Evolution Sunday evolved (sorry) from the Clergy Letter Project, which was initiated last year by clergy and academics in Wisconsin in response to efforts to discredit the teaching of evolutionary theory in public schools.
“There was a growing need to demonstrate that the loud, shrill voices of fundamentalists claiming that Christians had to choose between modern science and religion were presenting a false dichotomy,” Michael Zimmerman, dean of the College of Letters and Sciences at the University of Wisconsin Oshkosh and the major organizer of the letter project, told the Times.
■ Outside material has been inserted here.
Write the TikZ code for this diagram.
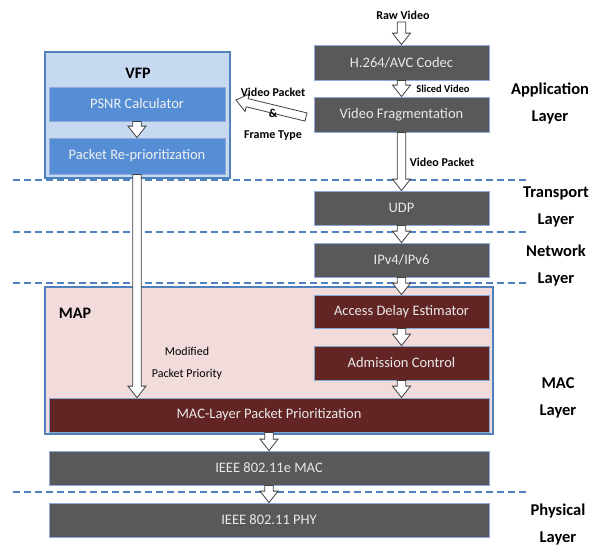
\documentclass[tikz,border=0pt]{standalone}
\usepackage{fontspec}
\setmainfont{Carlito}
\usetikzlibrary{calc}
\definecolor{boxgrey}{HTML}{595959}
\definecolor{boxred}{HTML}{632523}
\definecolor{boxblue}{HTML}{558ED5}
\definecolor{vfpfill}{HTML}{C6D9F1}
\definecolor{mapfill}{HTML}{F2DCDB}
\definecolor{lineblue}{HTML}{4F81BD}
\definecolor{edgeblue}{HTML}{8EAADB}
\definecolor{boxtext}{HTML}{E8E8E8}
\definecolor{arrowedge}{HTML}{404040}
\tikzset{
  greybox/.style={draw=edgeblue, line width=0.8pt, fill=boxgrey, text=boxtext, font=\fontsize{14.5}{17}\selectfont, inner sep=0pt},
  redbox/.style={draw=lineblue!70, line width=0.8pt, fill=boxred, text=boxtext, font=\fontsize{14.5}{17}\selectfont, inner sep=0pt},
  bluebox/.style={draw=edgeblue, line width=0.8pt, fill=boxblue, text=white!94!black, font=\fontsize{14.5}{17}\selectfont, inner sep=0pt},
  groupbox/.style={draw=lineblue, line width=1.3pt, inner sep=0pt},
  layerlabel/.style={font=\bfseries\fontsize{16.5}{27}\selectfont, align=center, inner sep=0pt},
  smalllabel/.style={font=\bfseries\fontsize{12}{14}\selectfont, inner sep=0pt},
  titlelabel/.style={font=\bfseries\fontsize{16}{19}\selectfont, inner sep=0pt},
  harrow/.style={fill=white, draw=arrowedge, line width=0.8pt, line join=miter},
  layerline/.style={draw=lineblue, line width=2.8pt, dash pattern=on 7pt off 4pt}
}
\newcommand{\hollowarrow}[2]{%
  \path ($(#2)!11.5pt!(#1)$) coordinate (haH);
  \draw[harrow] ($(#1)!4.2pt!90:(#2)$) -- ($(haH)!4.2pt!90:(#2)$) -- ($(haH)!9pt!90:(#2)$) -- (#2)
    -- ($(haH)!9pt!-90:(#2)$) -- ($(haH)!4.2pt!-90:(#2)$) -- ($(#1)!4.2pt!-90:(#2)$) -- cycle;
}
\begin{document}
\begin{tikzpicture}[x=1pt, y=-1pt]
\useasboundingbox (0,0) rectangle (604,550);
% layer separators
\coordinate (l1a) at (13,180); \coordinate (l1b) at (529,180);
\coordinate (l2a) at (13,232); \coordinate (l2b) at (529,232);
\coordinate (l3a) at (13,283); \coordinate (l3b) at (529,283);
\coordinate (l4a) at (13,492); \coordinate (l4b) at (529,492);
\draw[layerline] (l1a) -- (l1b);
\draw[layerline] (l2a) -- (l2b);
\draw[layerline] (l3a) -- (l3b);
\draw[layerline] (l4a) -- (l4b);
% group boxes
\node[groupbox, fill=vfpfill, minimum width=185pt, minimum height=126pt] (vfp) at (137.5,115) {};
\node[groupbox, fill=mapfill, minimum width=448pt, minimum height=147pt] (map) at (269,360.5) {};
\node[titlelabel] (vfptitle) at (138,73) {VFP};
\node[titlelabel] (maptitle) at (75,313) {MAP};
% boxes
\node[greybox, minimum width=175pt, minimum height=35pt] (h264) at (401.5,62.5) {H.264/AVC Codec};
\node[greybox, minimum width=175pt, minimum height=35pt] (vf) at (401.5,114.5) {Video Fragmentation};
\node[greybox, minimum width=175pt, minimum height=34pt] (udp) at (401.5,208) {UDP};
\node[greybox, minimum width=175pt, minimum height=34pt] (ip) at (401.5,260) {IPv4/IPv6};
\node[redbox, minimum width=175pt, minimum height=33pt] (ade) at (401.5,311.5) {Access Delay Estimator};
\node[redbox, minimum width=175pt, minimum height=34pt] (adm) at (401.5,363) {Admission Control};
\node[redbox, minimum width=440pt, minimum height=34pt] (macp) at (269,415) {MAC-Layer Packet Prioritization};
\node[greybox, minimum width=440pt, minimum height=34pt] (mac) at (269,468) {IEEE 802.11e MAC};
\node[greybox, minimum width=440pt, minimum height=34pt] (phy) at (269,520) {IEEE 802.11 PHY};
\node[bluebox, minimum width=176pt, minimum height=34pt] (psnr) at (137,104) {PSNR Calculator};
\node[bluebox, minimum width=176pt, minimum height=36pt] (prio) at (137,156) {Packet Re-prioritization};
% arrows
\coordinate (rawtail) at (401.5,22);
\coordinate (admin) at (macp.north -| adm.south);
\coordinate (prioin) at (macp.north -| prio.south);
\coordinate (fbtail) at (306,117);
\coordinate (fbtip) at (236,100);
\hollowarrow{rawtail}{h264.north}
\hollowarrow{h264.south}{vf.north}
\hollowarrow{vf.south}{udp.north}
\hollowarrow{udp.south}{ip.north}
\hollowarrow{ip.south}{ade.north}
\hollowarrow{ade.south}{adm.north}
\hollowarrow{adm.south}{admin}
\hollowarrow{macp.south}{mac.north}
\hollowarrow{mac.south}{phy.north}
\hollowarrow{psnr.south}{prio.north}
\hollowarrow{prio.south}{prioin}
\hollowarrow{fbtail}{fbtip}
% labels
\node[font=\bfseries\fontsize{12}{14}\selectfont, inner sep=0pt] (raw) at (403,15) {Raw Video};
\node[font=\bfseries\fontsize{10.5}{12}\selectfont, inner sep=0pt] (sliced) at (443,89) {Sliced Video};
\node[smalllabel] (vpkt) at (442,162) {Video Packet};
\node[smalllabel] (vp1) at (273,92) {Video Packet};
\node[smalllabel] (vp2) at (273,113) {\&};
\node[smalllabel] (vp3) at (273,136) {Frame Type};
\node[font=\fontsize{12}{22}\selectfont, align=center, inner sep=0pt] (modp) at (187,363) {Modified\\Packet Priority};
\node[layerlabel] (appl) at (550,103.5) {Application\\Layer};
\node[layerlabel] (tranl) at (556,206.5) {Transport\\Layer};
\node[layerlabel] (netl) at (556,265) {Network\\Layer};
\node[layerlabel] (macl) at (558,397.5) {MAC\\Layer};
\node[layerlabel] (phyl) at (558,524) {Physical\\Layer};
\end{tikzpicture}
\end{document}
“Mr. Zimmerman said more than 10,000 ministers had signed the letter, which states, in part, that the theory of evolution is ‘a foundational scientific truth.’ To reject it, the letter continues, ‘is to deliberately embrace scientific ignorance and transmit such ignorance to our children.’ ”
I accept the theory fo evolution. Denying it seems akin to denying the theory of gravity. But I can’t really see the point in preaching on evolution any more than I can see the point of preaching on gravity. I accept that God uses evolution for divine purposes, but I don’t pretend to understand why or what this tells us about the nature of God.
Come to think of it, then, I guess I’d love to hear a sermon that took that issue seriously, but I’d be a lot less interested in hearing another critique of the Intelligent Design movement.
Speaking of which, Shankar Vedantam of The Washington Post Magazine has written an excellent cover story about what is at stake theologically in the debate over Darwin’s work. He also fielded questions in an online chat.